Reprezentantki Polski wygrały zawody Pucharu Świata w gimnastyce artystycznej w konkurencji z trzema wstążkami i dwiema piłkami. Polki doskonale zaprezentowały się podczas zmagań w bułgarskiej Soffi. To pierwsze i historyczne zwycięstwo biało-czerwonych w zawodach tej rangi. W polskiej drużynie w układach zbiorowych wystąpiły: Małgorzata Roszatycka, Madoka Przybylska, Milena Górska, Magdalena Szewczuk i Julia Wojciechowska.
Historyczny triumf Polek
Wygrana Polek w Sofii to historyczny triumf polskiej gimnastyki artystycznej. Już przed tygodniem nasza drużyna w układzie zbiorowym stanęła na trzecim miejscu podium podczas zawodów w Grecji. Teraz jeszcze poprawiły to osiągnięcie i wygrały konkurencję z trzema wstążkami i dwiema piłkami. Polki zarówno w rywalizacji z trzema wstążkami i dwiema piłkami, jak i z pięcioma obręczami wyglądały w Sofii bardzo pewnie. Choć w eliminacjach nie uniknęły małych błędów, to jednak awansowały do obu finałów.

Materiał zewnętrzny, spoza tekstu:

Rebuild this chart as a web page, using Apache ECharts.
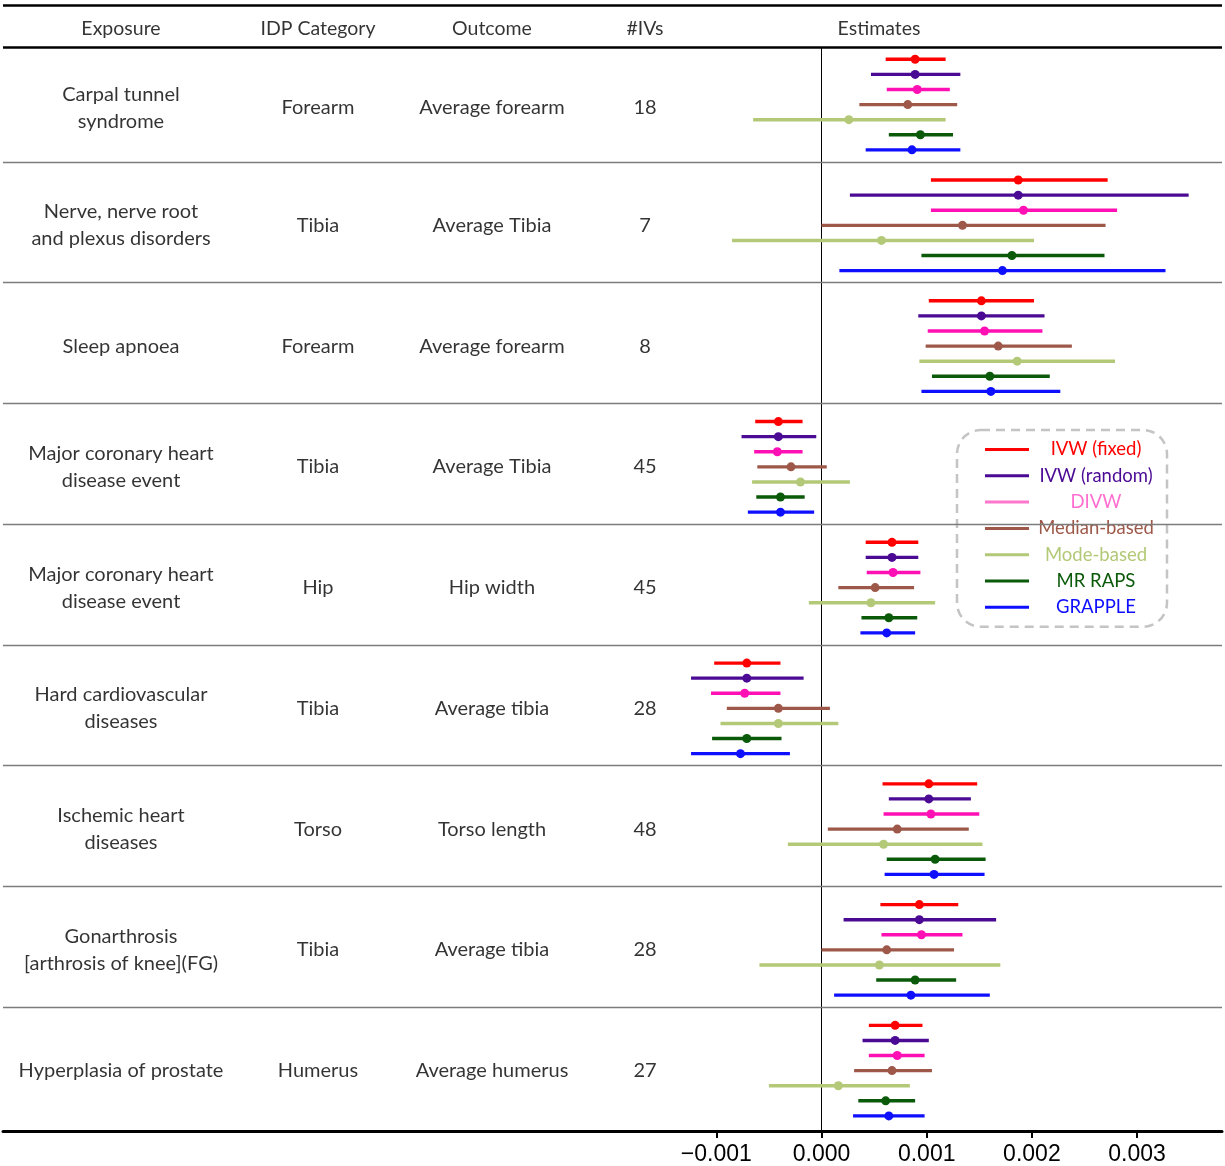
<!DOCTYPE html>
<html><head><meta charset="utf-8">
<script src="https://cdn.jsdelivr.net/npm/echarts@6/dist/echarts.min.js"></script>
<style>html,body{margin:0;padding:0;background:#fff}#c{width:1225px;height:1166px}</style>
</head><body><div id="c"></div>
<script>
// ---------------- data ----------------
const headers = ['Exposure', 'IDP Category', 'Outcome', '#IVs', 'Estimates'];
const exposures = ['Carpal tunnel\nsyndrome', 'Nerve, nerve root\nand plexus disorders', 'Sleep apnoea',
  'Major coronary heart\ndisease event', 'Major coronary heart\ndisease event', 'Hard cardiovascular\ndiseases',
  'Ischemic heart\ndiseases', 'Gonarthrosis\n[arthrosis of knee](FG)', 'Hyperplasia of prostate'];
const idpCategories = ['Forearm', 'Tibia', 'Forearm', 'Tibia', 'Hip', 'Tibia', 'Torso', 'Tibia', 'Humerus'];
const outcomes = ['Average forearm', 'Average Tibia', 'Average forearm', 'Average Tibia', 'Hip width',
  'Average tibia', 'Torso length', 'Average tibia', 'Average humerus'];
const numIVs = ['18', '7', '8', '45', '45', '28', '48', '28', '27'];
const methods = ['IVW (fixed)', 'IVW (random)', 'DIVW', 'Median-based', 'Mode-based', 'MR RAPS', 'GRAPPLE'];
const xTicks = [-0.001, 0, 0.001, 0.002, 0.003];
// estimates, in units of 1e-3: [lower, estimate, upper] per exposure row
const unit = 1e-3;
const ivwFixed = [[0.61,0.89,1.18],[1.04,1.87,2.72],[1.02,1.52,2.02],[-0.63,-0.41,-0.18],[0.42,0.67,0.92],[-1.02,-0.71,-0.39],[0.58,1.02,1.48],[0.56,0.93,1.30],[0.45,0.70,0.96]];
const ivwRandom = [[0.47,0.89,1.32],[0.27,1.87,3.49],[0.92,1.52,2.12],[-0.76,-0.41,-0.05],[0.42,0.67,0.92],[-1.24,-0.71,-0.17],[0.64,1.02,1.42],[0.21,0.93,1.66],[0.39,0.70,1.02]];
const divw = [[0.62,0.91,1.22],[1.04,1.92,2.81],[1.01,1.55,2.10],[-0.64,-0.42,-0.18],[0.43,0.68,0.94],[-1.05,-0.73,-0.39],[0.59,1.04,1.50],[0.57,0.95,1.34],[0.45,0.72,0.98]];
const medianBased = [[0.36,0.82,1.29],[0.00,1.34,2.70],[0.99,1.68,2.38],[-0.61,-0.29,0.05],[0.16,0.51,0.88],[-0.90,-0.41,0.08],[0.06,0.72,1.40],[0.00,0.62,1.26],[0.31,0.67,1.05]];
const modeBased = [[-0.65,0.26,1.18],[-0.85,0.57,2.02],[0.93,1.86,2.79],[-0.66,-0.20,0.27],[-0.12,0.47,1.08],[-0.96,-0.41,0.16],[-0.32,0.59,1.53],[-0.59,0.55,1.70],[-0.50,0.16,0.84]];
const mrRaps = [[0.64,0.94,1.25],[0.95,1.81,2.69],[1.05,1.60,2.17],[-0.62,-0.39,-0.16],[0.38,0.64,0.91],[-1.04,-0.71,-0.38],[0.62,1.08,1.56],[0.52,0.89,1.28],[0.35,0.61,0.89]];
const grapple = [[0.42,0.86,1.32],[0.17,1.72,3.27],[0.95,1.61,2.27],[-0.70,-0.39,-0.07],[0.37,0.62,0.89],[-1.24,-0.77,-0.30],[0.60,1.07,1.55],[0.12,0.85,1.60],[0.30,0.64,0.98]];
const methodData = [ivwFixed, ivwRandom, divw, medianBased, modeBased, mrRaps, grapple];

// ---------------- styles / layout ----------------
const colors = ['#ff0000', '#4b0a94', '#ff10b4', '#9e5849', '#b3c978', '#0a5a0a', '#0f0fff'];
const legendTextColors = ['#ff0000', '#4b0a94', '#ff6fd0', '#9e5849', '#b3c978', '#0a5a0a', '#0f0fff'];
const legendIconColors = ['#ff0000', '#4b0a94', '#ff77cc', '#9e5849', '#b3c978', '#0a5a0a', '#0f0fff'];
const colX = [121, 318, 492, 645, 879];
const SLOTS = 8;            // 7 methods + 1 gap per row
const nRows = exposures.length;
const FONT = 'Lato';

const chart = echarts.init(document.getElementById('c'));

// table text
const headerData = headers.map((h, i) => [colX[i], -1.0, h]);
const cellData = [];
for (let r = 0; r < nRows; r++) {
  const mid = r * SLOTS + 4 + (r === 0 ? 0.2 : 0);
  cellData.push([colX[0], mid, exposures[r]]);
  cellData.push([colX[1], mid, idpCategories[r]]);
  cellData.push([colX[2], mid, outcomes[r]]);
  cellData.push([colX[3], mid, numIVs[r]]);
}
const dividerLines = [];
for (let r = 1; r < nRows; r++) dividerLines.push({ yAxis: r * SLOTS - 0.2,
  lineStyle: { color: '#7c7c7c', width: 1.4, type: 'solid' } });

const methodSeries = methods.map((m, j) => ({
  name: m,
  type: 'custom',
  xAxisIndex: 1, yAxisIndex: 1,
  itemStyle: { color: colors[j] },
  encode: { x: [1, 2, 3], y: 0 },
  data: methodData[j].map((v, r) => [r * SLOTS + 1 + j, v[0] * unit, v[1] * unit, v[2] * unit]),
  renderItem: (params, api) => {
    const y = api.value(0);
    const a = api.coord([api.value(1), y]);
    const p = api.coord([api.value(2), y]);
    const b = api.coord([api.value(3), y]);
    return {
      type: 'group',
      children: [
        { type: 'line', shape: { x1: a[0], y1: a[1], x2: b[0], y2: b[1] },
          style: { stroke: colors[j], lineWidth: 3.4 } },
        { type: 'circle', shape: { cx: p[0], cy: p[1], r: 4.5 }, style: { fill: colors[j] } }
      ]
    };
  },
  z: 5
}));
// zero reference line
methodSeries[0].markLine = {
  silent: true, symbol: 'none', label: { show: false },
  lineStyle: { color: '#000', width: 1, type: 'solid' },
  data: [{ xAxis: 0 }], z: 1
};

const richStyles = {};
methods.forEach((m, j) => {
  richStyles['m' + j] = { color: legendTextColors[j], width: 124, align: 'center', fontSize: 18.5,
    fontFamily: FONT, lineHeight: 20 };
});

const option = {
  backgroundColor: '#fff',
  animation: false,
  grid: [
    { left: 3, right: 3, top: 0, bottom: 35 },
    { left: 680, right: 3, top: 47, bottom: 35 }
  ],
  xAxis: [
    { gridIndex: 0, type: 'value', min: 3, max: 1222, position: 'bottom',
      axisLine: { show: true, onZero: false, lineStyle: { color: '#000', width: 3 } },
      axisTick: { show: false }, axisLabel: { show: false }, splitLine: { show: false } },
    { gridIndex: 1, type: 'value', min: -0.001345, max: 0.003807, position: 'bottom',
      axisLine: { show: false, onZero: false },
      axisTick: { show: true, customValues: xTicks, length: 7, lineStyle: { color: '#000', width: 2 } },
      axisLabel: { show: true, customValues: xTicks, margin: 12, fontSize: 23, color: '#000',
        fontFamily: 'Liberation Sans',
        formatter: v => (v < 0 ? '\u2212' : '') + Math.abs(v).toFixed(3) },
      splitLine: { show: false } }
  ],
  yAxis: [
    { gridIndex: 0, type: 'value', inverse: true, min: -2.93, max: nRows * SLOTS, show: false },
    { gridIndex: 1, type: 'value', inverse: true, min: 0.185, max: nRows * SLOTS, show: false }
  ],
  legend: {
    orient: 'vertical', left: 957, top: 430,
    padding: [10, 9, 10, 28],
    itemWidth: 44, itemHeight: 3, itemGap: 7.3,
    icon: 'rect',
    selectedMode: false,
    backgroundColor: '#fff',
    borderColor: '#c4c4c4', borderWidth: 2.5, borderType: [9, 6], borderRadius: 24,
    data: methods.map((m, j) => ({ name: m, itemStyle: { color: legendIconColors[j] } })),
    formatter: name => '{m' + methods.indexOf(name) + '|' + name + '}',
    textStyle: { rich: richStyles, fontFamily: FONT, fontSize: 18.5 }
  },
  series: [
    {
      type: 'scatter', xAxisIndex: 0, yAxisIndex: 0, symbolSize: 0, silent: true,
      data: headerData,
      label: { show: true, position: 'inside', formatter: p => p.value[2],
        color: '#000', fontSize: 19.5, fontFamily: FONT, align: 'center', verticalAlign: 'middle' },
      markLine: {
        silent: true, symbol: 'none', label: { show: false },
        data: [
          { yAxis: -2.6, lineStyle: { color: '#000', width: 2.5, type: 'solid' } },
          { yAxis: 0.19, lineStyle: { color: '#000', width: 2.5, type: 'solid' } },
          ...dividerLines
        ]
      },
      z: 3
    },
    {
      type: 'scatter', xAxisIndex: 0, yAxisIndex: 0, symbolSize: 0, silent: true,
      data: cellData,
      label: { show: true, position: 'inside', formatter: p => p.value[2],
        color: '#000', fontSize: 20, fontFamily: FONT, lineHeight: 27, align: 'center', verticalAlign: 'middle' },
      z: 3
    },
    ...methodSeries
  ]
};
chart.setOption(option);
</script>
</body></html>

W finale z obręczami Polkom poszło nieco gorzej. Zdarzyły im się kolejne błędy i ostatecznie zakończyły zmagania na ósmym miejscu. Biało-czerwone wywalczyły notę 28.600. W tej konkurencji najlepsze okazały się Włoszki, które wyprzedziły zawodniczki z Izraela i Francji. To, co najlepsze dla Polek, miało przyjść w drugiej konkurencji. Świetnie zaprezentowały się w finale z trzema wstążkami i dwiema piłkami. Nie popełniły żadnego błędu i otrzymały wysoką notę 29.750. Dzięki temu sięgnęły po pierwsze w historii zwycięstwo w zawodach Pucharu Świata. Tuż za nimi na podium znalazły się zawodniczki z Grecji i Francji.
Piąte miejsce w wieloboju
Dzień później rozegrano zmagania w wieloboju. Polkom ponownie szło dobrze, jednak nie nawiązały do występu z poprzedniego dnia. Ostatecznie wielobój zakończyły z wynikiem 60.350 i zajęły piąte miejsce. Do podium nie zabrakło im wiele. Zmagania w wieloboju drużynowym wygrały Bułgarki. Kolejne miejsca na podium zajęły gimnastyczki z Izraela i Francji. W wieloboju indywidualnym na 20. miejscu sklasyfikowano Emilię Heichel.